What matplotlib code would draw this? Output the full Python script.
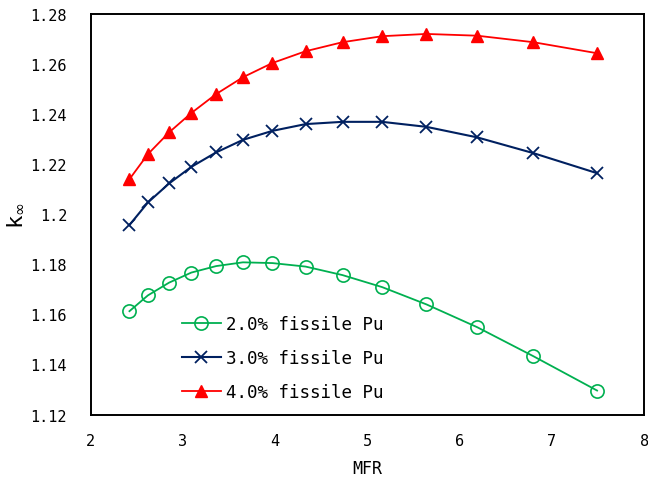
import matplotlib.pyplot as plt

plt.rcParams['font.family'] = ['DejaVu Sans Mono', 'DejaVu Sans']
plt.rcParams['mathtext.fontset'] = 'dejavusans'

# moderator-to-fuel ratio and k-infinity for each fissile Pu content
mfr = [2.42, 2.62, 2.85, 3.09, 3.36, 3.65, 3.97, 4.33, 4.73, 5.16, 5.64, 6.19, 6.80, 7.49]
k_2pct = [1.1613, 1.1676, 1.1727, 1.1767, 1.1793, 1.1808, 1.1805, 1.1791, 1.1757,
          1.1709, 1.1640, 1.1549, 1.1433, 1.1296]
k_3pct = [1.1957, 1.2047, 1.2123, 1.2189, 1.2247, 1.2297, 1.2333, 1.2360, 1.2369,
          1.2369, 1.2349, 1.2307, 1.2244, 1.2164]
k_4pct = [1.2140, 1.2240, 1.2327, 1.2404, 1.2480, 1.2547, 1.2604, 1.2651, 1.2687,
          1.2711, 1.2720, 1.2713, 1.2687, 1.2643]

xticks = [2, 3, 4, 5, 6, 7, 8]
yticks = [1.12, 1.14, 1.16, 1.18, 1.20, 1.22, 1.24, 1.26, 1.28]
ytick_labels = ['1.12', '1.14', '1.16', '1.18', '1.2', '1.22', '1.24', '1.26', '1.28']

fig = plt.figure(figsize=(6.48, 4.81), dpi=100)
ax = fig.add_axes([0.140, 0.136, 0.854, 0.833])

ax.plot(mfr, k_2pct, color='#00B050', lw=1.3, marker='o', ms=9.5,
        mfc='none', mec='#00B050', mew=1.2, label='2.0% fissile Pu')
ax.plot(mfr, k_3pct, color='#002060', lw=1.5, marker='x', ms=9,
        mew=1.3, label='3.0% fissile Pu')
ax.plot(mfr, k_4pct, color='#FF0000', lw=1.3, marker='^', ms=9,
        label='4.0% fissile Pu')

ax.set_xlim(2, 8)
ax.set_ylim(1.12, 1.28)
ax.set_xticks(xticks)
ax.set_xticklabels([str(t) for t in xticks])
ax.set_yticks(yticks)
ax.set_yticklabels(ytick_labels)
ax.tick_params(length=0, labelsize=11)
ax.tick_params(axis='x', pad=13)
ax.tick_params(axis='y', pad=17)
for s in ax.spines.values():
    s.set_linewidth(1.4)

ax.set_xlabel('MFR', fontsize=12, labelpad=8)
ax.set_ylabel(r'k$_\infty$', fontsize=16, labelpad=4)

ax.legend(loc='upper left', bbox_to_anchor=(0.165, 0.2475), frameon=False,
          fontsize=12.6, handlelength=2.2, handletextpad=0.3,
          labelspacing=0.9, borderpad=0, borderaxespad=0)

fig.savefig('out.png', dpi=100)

Given problem: From the first line above to the line containing "1.2711, 1.2720, 1.2713, 1.2687, 1.2643]", repeat each line exactly. Pictures stay out.

Solution to the exercise:
What matplotlib code would draw this? Output the full Python script.
import matplotlib.pyplot as plt

plt.rcParams['font.family'] = ['DejaVu Sans Mono', 'DejaVu Sans']
plt.rcParams['mathtext.fontset'] = 'dejavusans'

# moderator-to-fuel ratio and k-infinity for each fissile Pu content
mfr = [2.42, 2.62, 2.85, 3.09, 3.36, 3.65, 3.97, 4.33, 4.73, 5.16, 5.64, 6.19, 6.80, 7.49]
k_2pct = [1.1613, 1.1676, 1.1727, 1.1767, 1.1793, 1.1808, 1.1805, 1.1791, 1.1757,
          1.1709, 1.1640, 1.1549, 1.1433, 1.1296]
k_3pct = [1.1957, 1.2047, 1.2123, 1.2189, 1.2247, 1.2297, 1.2333, 1.2360, 1.2369,
          1.2369, 1.2349, 1.2307, 1.2244, 1.2164]
k_4pct = [1.2140, 1.2240, 1.2327, 1.2404, 1.2480, 1.2547, 1.2604, 1.2651, 1.2687,
          1.2711, 1.2720, 1.2713, 1.2687, 1.2643]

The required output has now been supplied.